Rising pump prices begin to reshape demand as Nigeria’s deregulated fuel market shows early signs of consumer pullback…..
Nigerians consumed an estimated 4.93 billion litres of Premium Motor Spirit (petrol) in the first three months of 2026, reflecting a notable increase compared to the same period last year, even as demand began to soften toward the end of the quarter.
Data compiled from the downstream fact sheets of the Nigerian Midstream and Downstream Petroleum Regulatory Authority (NMDPRA) shows that total consumption rose by 7.4 per cent from the 4.59 billion litres recorded in the first quarter of 2025.
However, beneath the year-on-year growth lies a more nuanced story: a steady decline in monthly consumption that points to shifting consumer behaviour in response to rising fuel prices and evolving market dynamics.
Average daily consumption dropped consistently across the quarter from 60.2 million litres in January to 56.9 million litres in February, before falling more sharply to 47.3 million litres in March. The pattern suggests that while demand remained strong at the start of the year, it weakened significantly as the quarter progressed.

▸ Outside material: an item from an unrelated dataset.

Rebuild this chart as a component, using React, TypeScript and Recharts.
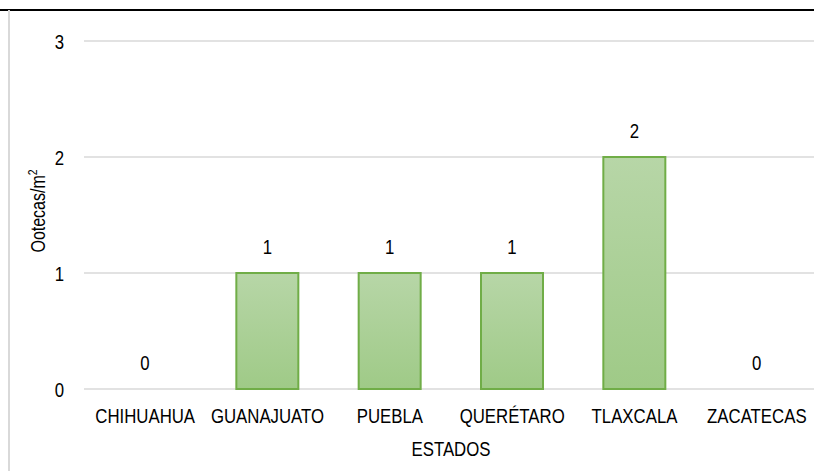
import { BarChart, Bar, XAxis, YAxis, CartesianGrid, LabelList, Rectangle } from "recharts"

const estados = ["CHIHUAHUA", "GUANAJUATO", "PUEBLA", "QUERÉTARO", "TLAXCALA", "ZACATECAS"]
const ootecas = [0, 1, 1, 1, 2, 0]
const yTicks = [0, 1, 2, 3]

const data = estados.map((estado, i) => ({ estado, valor: ootecas[i], etiqueta: String(ootecas[i]) }))

// no narrow font installed, so squeeze Liberation Sans horizontally
const font = "'Liberation Sans', Arial, sans-serif"
const fontSize = 21
const squeeze = 0.8

function Narrow({ x, y, anchor = "middle", children }: any) {
  return (
    <g transform={`translate(${x}, ${y}) scale(${squeeze}, 1)`}>
      <text x={0} y={0} textAnchor={anchor} fontFamily={font} fontSize={fontSize} fill="#000">
        {children}
      </text>
    </g>
  )
}

function XTick(props: any) {
  const { x, y, payload } = props
  return <Narrow x={x} y={y + 14.5}>{payload.value}</Narrow>
}

function YTick(props: any) {
  const { x, y, payload } = props
  return <Narrow x={x} y={y + 7.5} anchor="end">{payload.value}</Narrow>
}

function XTitle(props: any) {
  const vb = props.viewBox || { x: 0, y: 0, width: 0, height: 0 }
  return <Narrow x={vb.x + vb.width / 2} y={vb.y + vb.height - 15}>ESTADOS</Narrow>
}

function YTitle(props: any) {
  const vb = props.viewBox || { x: 0, y: 0, width: 0, height: 0 }
  const cx = vb.x + 38
  const cy = vb.y + vb.height / 2 - 4
  return (
    <g transform={`translate(${cx}, ${cy}) rotate(-90) scale(${squeeze}, 1)`}>
      <text x={0} y={7} textAnchor="middle" fontFamily={font} fontSize={20} fill="#000">
        Ootecas/m
        <tspan fontSize={13} dy={-8}>2</tspan>
      </text>
    </g>
  )
}

function ValueLabel(props: any) {
  const { x, y, width, value } = props
  return <Narrow x={Number(x) + Number(width) / 2} y={Number(y) - 19}>{value}</Narrow>
}

// zero values keep a hairline entry (minPointSize) so their label shows, but draw no box
function BarShape(props: any) {
  if (Math.abs(Number(props.height)) < 1) return <g />
  return <Rectangle {...props} />
}

export default function App() {
  return (
    <div
      style={{
        position: "absolute",
        left: 0,
        top: 0,
        width: 814,
        height: 471,
        overflow: "hidden",
        background: "#fff",
      }}
    >
      <div style={{ position: "absolute", left: 0, top: 9, width: 814, height: 1.5, background: "#000" }} />
      <div style={{ position: "absolute", left: 8, top: 10, width: 2, height: 461, background: "#d9d9d9" }} />
      <div style={{ position: "absolute", left: 0, top: 0 }}>
        <BarChart
          width={818}
          height={471}
          data={data}
          margin={{ top: 41, right: 0, bottom: 0, left: 0 }}
        >
          <defs>
            <linearGradient id="verde" x1="0" y1="0" x2="0" y2="1">
              <stop offset="0%" stopColor="#b7d6a7" />
              <stop offset="100%" stopColor="#9fca87" />
            </linearGradient>
          </defs>
          <CartesianGrid vertical={false} stroke="#d9d9d9" strokeWidth={1.5} />
          <XAxis
            dataKey="estado"
            height={82}
            axisLine={false}
            tickLine={false}
            tickSize={0}
            tickMargin={19}
            interval={0}
            tick={<XTick />}
            label={{ content: XTitle }}
          />
          <YAxis
            width={84}
            domain={[0, 3]}
            ticks={yTicks}
            axisLine={false}
            tickLine={false}
            tickSize={0}
            tickMargin={20}
            tick={<YTick />}
            label={{ content: YTitle }}
          />
          <Bar
            dataKey="valor"
            barSize={62}
            fill="url(#verde)"
            stroke="#70ad47"
            strokeWidth={2}
            minPointSize={0.01}
            shape={BarShape}
            isAnimationActive={false}
          >
            <LabelList dataKey="etiqueta" content={ValueLabel} />
          </Bar>
        </BarChart>
      </div>
    </div>
  )
}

A breakdown of the figures shows that January recorded approximately 1.87 billion litres of petrol consumption. This fell to about 1.59 billion litres in February and declined further to roughly 1.47 billion litres in March. Altogether, this represents a cumulative drop of about 400 million litres between January and March, a 21.4 per cent decrease within just three months.
Month-on-month analysis highlights the speed of the decline. Consumption fell by 273 million litres between January and February, followed by an additional drop of 127 million litres between February and March.

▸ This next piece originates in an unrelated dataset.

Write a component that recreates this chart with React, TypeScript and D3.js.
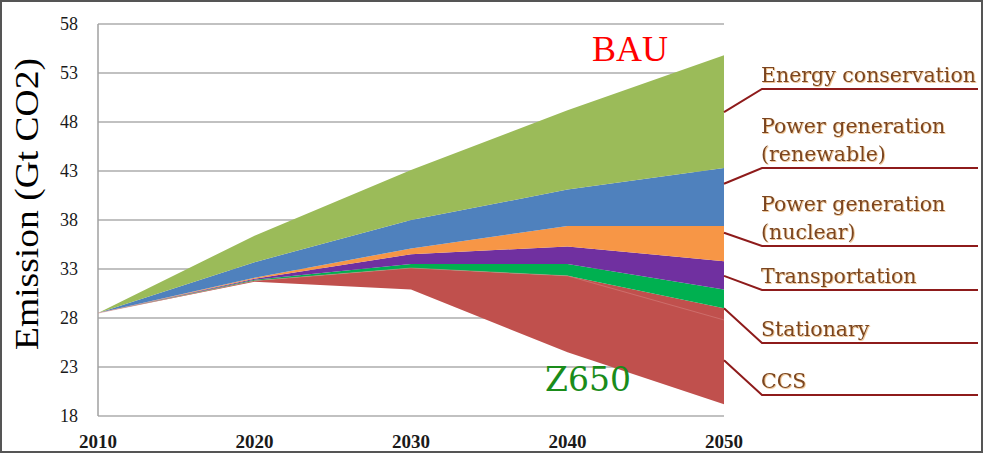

Despite this downward trend, overall demand in 2026 still outpaced 2025 levels. In the corresponding period last year, Nigerians consumed about 1.60 billion litres in January, 1.41 billion litres in February, and 1.58 billion litres in March, bringing the total to 4.59 billion litres. This means the 2026 figure exceeded 2025 by roughly 339 million litres.
A closer comparison shows mixed performance across individual months. January 2026 consumption surged by nearly 17 per cent compared to January 2025, while February recorded a 12.9 per cent increase year-on-year. In contrast, March 2026 fell 7.1 per cent below its 2025 level, marking a clear shift in demand dynamics.
That March slowdown is particularly significant. It suggests that consumers are beginning to respond more directly to fuel pricing in a market that is now largely deregulated. Since the removal of fuel subsidies, petrol prices have become increasingly tied to global crude oil trends, exchange rate fluctuations, and domestic refining costs.
The impact of these factors became more visible during the quarter. Notably, the Dangote Refinery adjusted petrol prices multiple times, with pump prices climbing to around N1,275 per litre in March.
Higher prices appear to have triggered behavioural changes. Transport operators, businesses, and households are likely scaling back consumption, while some users are turning to alternatives such as compressed natural gas or reducing non-essential travel.
At the same time, supply conditions are improving. Increased domestic refining, driven largely by facilities like the Dangote refinery has enhanced product availability and reduced reliance on imports. Yet, stronger supply has not translated into higher consumption, underscoring a key reality of the new market environment: affordability now plays a decisive role.
The data points to a growing tension between availability and pricing. While fuel is becoming more accessible, elevated costs are limiting how much consumers are willing or able to use.
Looking ahead, petrol consumption trends are expected to remain closely tied to price movements, inflationary pressures, and overall economic activity. The first-quarter figures suggest that although demand remains relatively strong on a yearly basis, the sharp drop in March could be an early indicator of a more sustained adjustment as consumers adapt to higher energy costs.